Todas aquelas em que o autor perde o controlo das personagens.
6. Tinhas o hábito de ler quando eras criança? Se lias, qual era o tipo de leitura?
Depois da magia da voz que animava mundos, a leitura acabou debaixo do cobertor com uma lanterna. A Enciclopédia, o dicionário ilustrado, livros de aventuras (os cinco), todo o teatro de Molière que conseguia comprar num alfarrabista perto de casa na colecção dos «Petits Classiques Larousse»
7. Qual o livro que achaste chato mas ainda assim leste até ao fim? Porquê?

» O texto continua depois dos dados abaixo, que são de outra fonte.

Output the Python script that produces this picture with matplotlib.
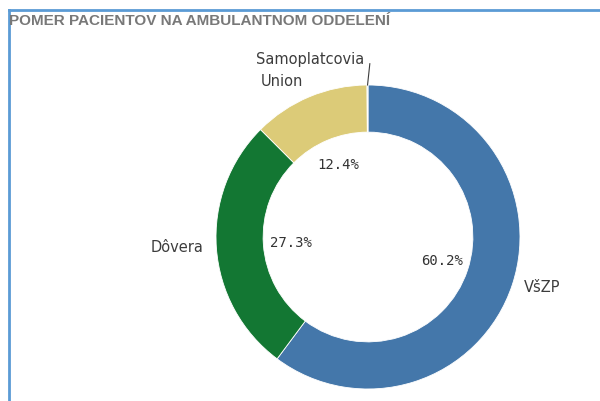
import numpy as np, matplotlib; matplotlib.use("Agg"); import matplotlib.pyplot as plt
from matplotlib.lines import Line2D

# data
title = "POMER PACIENTOV NA AMBULANTNOM ODDELENÍ"
labels = ["VšZP", "Dôvera", "Union", "Samoplatcovia"]
shares = [60.2, 27.3, 12.4, 0.1]
colors = ["#4477aa", "#137733", "#dccb78", "#88ccee"]

W, H = 600, 401
fig = plt.figure(figsize=(W/100, H/100), dpi=100)
cx, cy, R = 368, 237, 152                      # donut centre / radius in px
ax = fig.add_axes([0, 0, 1, 1])
wedges, _, auto = ax.pie(shares, colors=colors, startangle=90, counterclock=False, radius=1,
                         wedgeprops=dict(width=0.31, edgecolor="white", linewidth=0.6),
                         autopct=lambda p: f"{p:.1f}%" if p > 1 else "", pctdistance=0.51,
                         textprops=dict(fontsize=10, color="#333333", family="DejaVu Sans Mono"))
ax.set_aspect("auto")
ax.set_xlim(-cx/R, (W-cx)/R); ax.set_ylim(-(H-cy)/R, cy/R); ax.axis("off")

# outside name labels (radius, angle deg)
place = {"VšZP": (1.2, -16), "Dôvera": (1.26, 183), "Union": (1.17, 119), "Samoplatcovia": (1.23, 108)}
for lab in labels:
    r, a = place[lab]
    x, y = r*np.cos(np.radians(a)), r*np.sin(np.radians(a))
    if lab == "VšZP": x -= 0.13
    ax.text(x, y, lab, ha="left" if lab == "VšZP" else "center", va="center",
            fontsize=10.5, color="#3c3c3c")
# leader line for the tiny slice
ax.plot([-0.003, 0.012], [1.0, 1.14], color="#3c3c3c", lw=0.8)

fig.text(9/W, 1-21/H, title, fontsize=11, fontweight="bold", color="#787878",
         family="Liberation Sans", va="center")
fig.add_artist(Line2D([9/W, 9/W], [0, 1-10/H], color="#5b9bd5", lw=2))
fig.add_artist(Line2D([9/W, 1], [1-10/H, 1-10/H], color="#5b9bd5", lw=2))
plt.savefig("out.png", dpi=100)
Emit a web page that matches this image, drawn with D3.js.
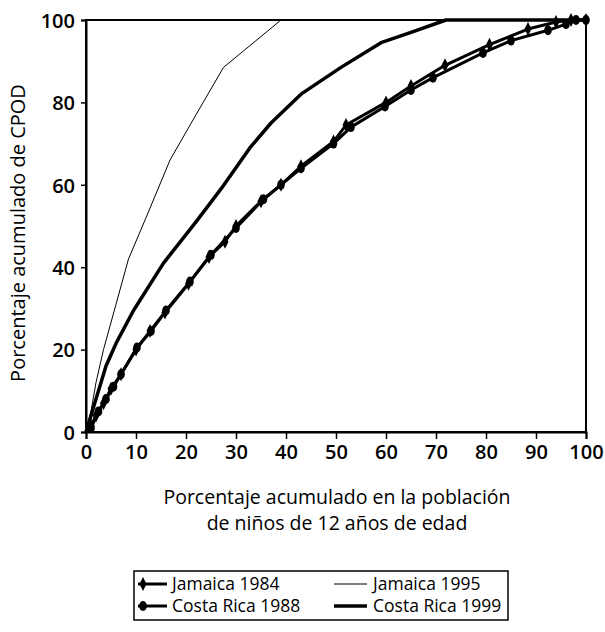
<!DOCTYPE html>
<html>
<head>
<meta charset="utf-8">
<script src="https://cdn.jsdelivr.net/npm/d3@7"></script>
<style>
  body { margin: 0; background: #fff; }
  svg text { font-family: "Open Sans", "Noto Sans", sans-serif; fill: #000; }
</style>
</head>
<body>
<svg id="chart"></svg>
<script>
// cumulative % of children (x) vs cumulative % of DMFT (y)
const jamaica1984 = [
  [0, 0], [1, 1.5], [2, 4], [3.5, 7], [5, 10.5], [7, 14], [10, 20], [12.8, 24.5],
  [15.8, 29], [20.5, 36], [24.6, 42.5], [27.8, 46.2], [30, 50], [35, 56], [39, 60],
  [43, 64.5], [49.5, 70.5], [52, 74.5], [60, 80], [65, 84], [71.8, 89], [80.7, 94],
  [88.4, 97.8], [94, 99.5], [97, 100], [100, 100]
];
const costaRica1988 = [
  [0, 0], [1, 1], [2.5, 5], [4, 8], [5.5, 11], [7, 14], [10.2, 20.5], [13, 24.5],
  [16, 29.5], [20.8, 36.5], [25, 43], [30, 49.5], [35.5, 56.5], [39, 60], [43, 64],
  [49.5, 70], [53, 74], [59.8, 79], [65, 83], [69.4, 86], [79.4, 92], [85, 95],
  [92.4, 97.5], [96, 99], [98, 100], [100, 100]
];
const jamaica1995 = [
  [0, 0], [1, 5], [2, 12], [3.5, 20], [6, 31], [8.5, 42], [12, 52], [16.8, 66],
  [22, 77], [27.5, 88.5], [33, 94], [39, 100], [100, 100]
];
const costaRica1999 = [
  [0, 0], [1, 4], [2, 8], [4, 16], [6, 21.5], [9.5, 29.5], [15.5, 41], [22, 51],
  [27, 59], [32.8, 69], [37, 75], [43, 82], [51, 88.5], [59, 94.5], [65, 97],
  [72, 100], [100, 100]
];
const xTicks = [0, 10, 20, 30, 40, 50, 60, 70, 80, 90, 100];
const yTicks = [0, 20, 40, 60, 80, 100];

const w = 605;
const h = 632;

const svg = d3.select("#chart").attr("width", w).attr("height", h);

const x = d3.scaleLinear().domain([0, 100]).range([86, 586]);
const y = d3.scaleLinear().domain([0, 100]).range([432, 20]);

const line = d3.line().x(d => x(d[0])).y(d => y(d[1]));

// frame
svg.append("rect")
  .attr("x", x(0)).attr("y", y(100))
  .attr("width", x(100) - x(0)).attr("height", y(0) - y(100))
  .attr("fill", "none").attr("stroke", "#000").attr("stroke-width", 2);

const yAxis = svg.append("g")
  .attr("transform", `translate(${x(0)},0)`)
  .call(d3.axisLeft(y).tickValues(yTicks).tickSize(5).tickPadding(6));
const xAxis = svg.append("g")
  .attr("transform", `translate(0,${y(0)})`)
  .call(d3.axisBottom(x).tickValues(xTicks).tickSize(7).tickPadding(6));

[xAxis, yAxis].forEach(g => {
  g.select(".domain").attr("stroke-width", 2);
  g.selectAll(".tick line").attr("stroke-width", 1.5);
  g.selectAll(".tick text")
    .attr("font-size", 20)
    .attr("font-weight", 600)
    .attr("font-family", "'Open Sans', sans-serif");
});
yAxis.selectAll(".tick text").attr("dy", "0.36em");

// series
const series = [
  { name: "Jamaica 1984", data: jamaica1984, width: 3, marker: "diamond" },
  { name: "Costa Rica 1988", data: costaRica1988, width: 3, marker: "circle" },
  { name: "Jamaica 1995", data: jamaica1995, width: 1, marker: null },
  { name: "Costa Rica 1999", data: costaRica1999, width: 3.5, marker: null }
];

const diamond = "M0,-7L3.5,0L0,7L-3.5,0Z";

const markerShape = (g, type) => {
  if (type === "diamond") {
    g.append("path").attr("d", diamond).attr("fill", "#000");
  } else {
    g.append("ellipse").attr("rx", 3.8).attr("ry", 5).attr("fill", "#000");
  }
};

series.forEach(s => {
  svg.append("path")
    .datum(s.data)
    .attr("d", line)
    .attr("fill", "none")
    .attr("stroke", "#000")
    .attr("stroke-width", s.width)
    .attr("stroke-linejoin", "round");

  if (s.marker) {
    svg.append("g")
      .selectAll("g")
      .data(s.data.slice(1))
      .enter()
      .append("g")
      .attr("transform", d => `translate(${x(d[0])},${y(d[1])})`)
      .each(function () { markerShape(d3.select(this), s.marker); });
  }
});

// axis titles
svg.append("text")
  .attr("transform", "translate(25,233) rotate(-90)")
  .attr("text-anchor", "middle")
  .attr("font-size", 20)
  .text("Porcentaje acumulado de CPOD");

svg.append("text")
  .attr("x", 337).attr("y", 504)
  .attr("text-anchor", "middle")
  .attr("font-size", 19.5)
  .text("Porcentaje acumulado en la población");
svg.append("text")
  .attr("x", 337).attr("y", 530)
  .attr("text-anchor", "middle")
  .attr("font-size", 19.5)
  .text("de niños de 12 años de edad");

// legend
const legend = svg.append("g");
legend.append("rect")
  .attr("x", 134).attr("y", 571)
  .attr("width", 374).attr("height", 49)
  .attr("fill", "none").attr("stroke", "#000").attr("stroke-width", 1.5);

const legendPos = [[138, 584], [138, 606], [334, 584], [334, 606]];
series.forEach((s, i) => {
  const [lx, ly] = legendPos[i];
  legend.append("line")
    .attr("x1", lx).attr("x2", lx + (s.marker ? 29 : 33))
    .attr("y1", ly).attr("y2", ly)
    .attr("stroke", "#000").attr("stroke-width", s.width);
  if (s.marker) {
    const m = legend.append("g").attr("transform", `translate(${lx + 5},${ly})`);
    markerShape(m, s.marker);
  }
  legend.append("text")
    .attr("x", lx + (s.marker ? 34 : 39)).attr("y", ly)
    .attr("dy", "0.35em")
    .attr("font-size", 17.5)
    .text(s.name);
});
</script>
</body>
</html>
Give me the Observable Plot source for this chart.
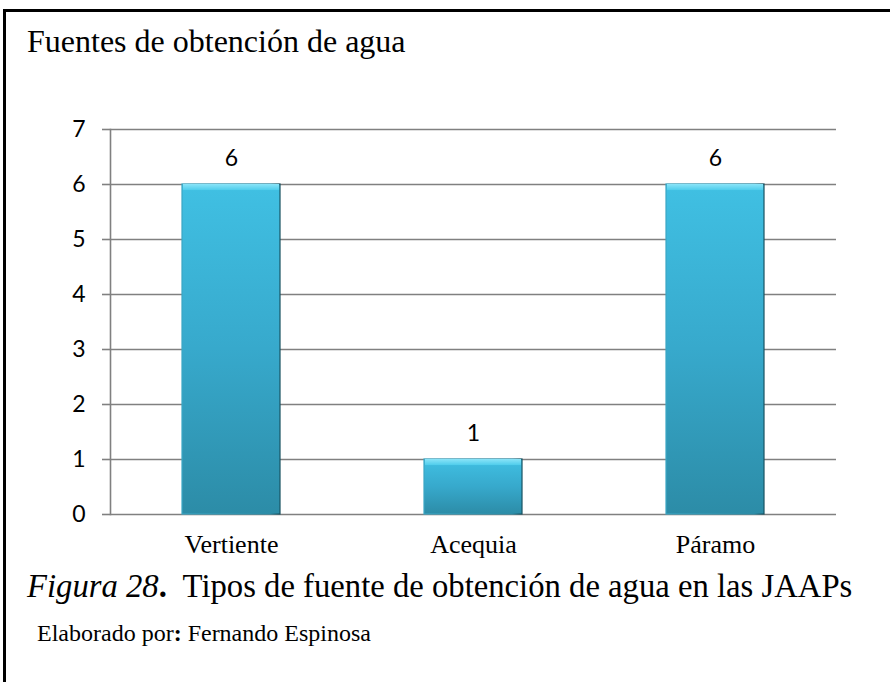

Aquele que por isotropia não penetrou e, sistematicamente, todos os manuais de instruções.
8. Indica alguns dos teus livros preferidos.
Todos os que li para realizar um trabalho e que esqueci.
9. Que livro estás a ler neste momento?
Varios, mas também L'Occident et les autres. Histoire d'une suprémacie de Sophie Bessis.
10. Indica dez amigos para o meme literário.
Jorge Delmar, Ana Kennerly...para não sobrecarregar os amigos de trabalho!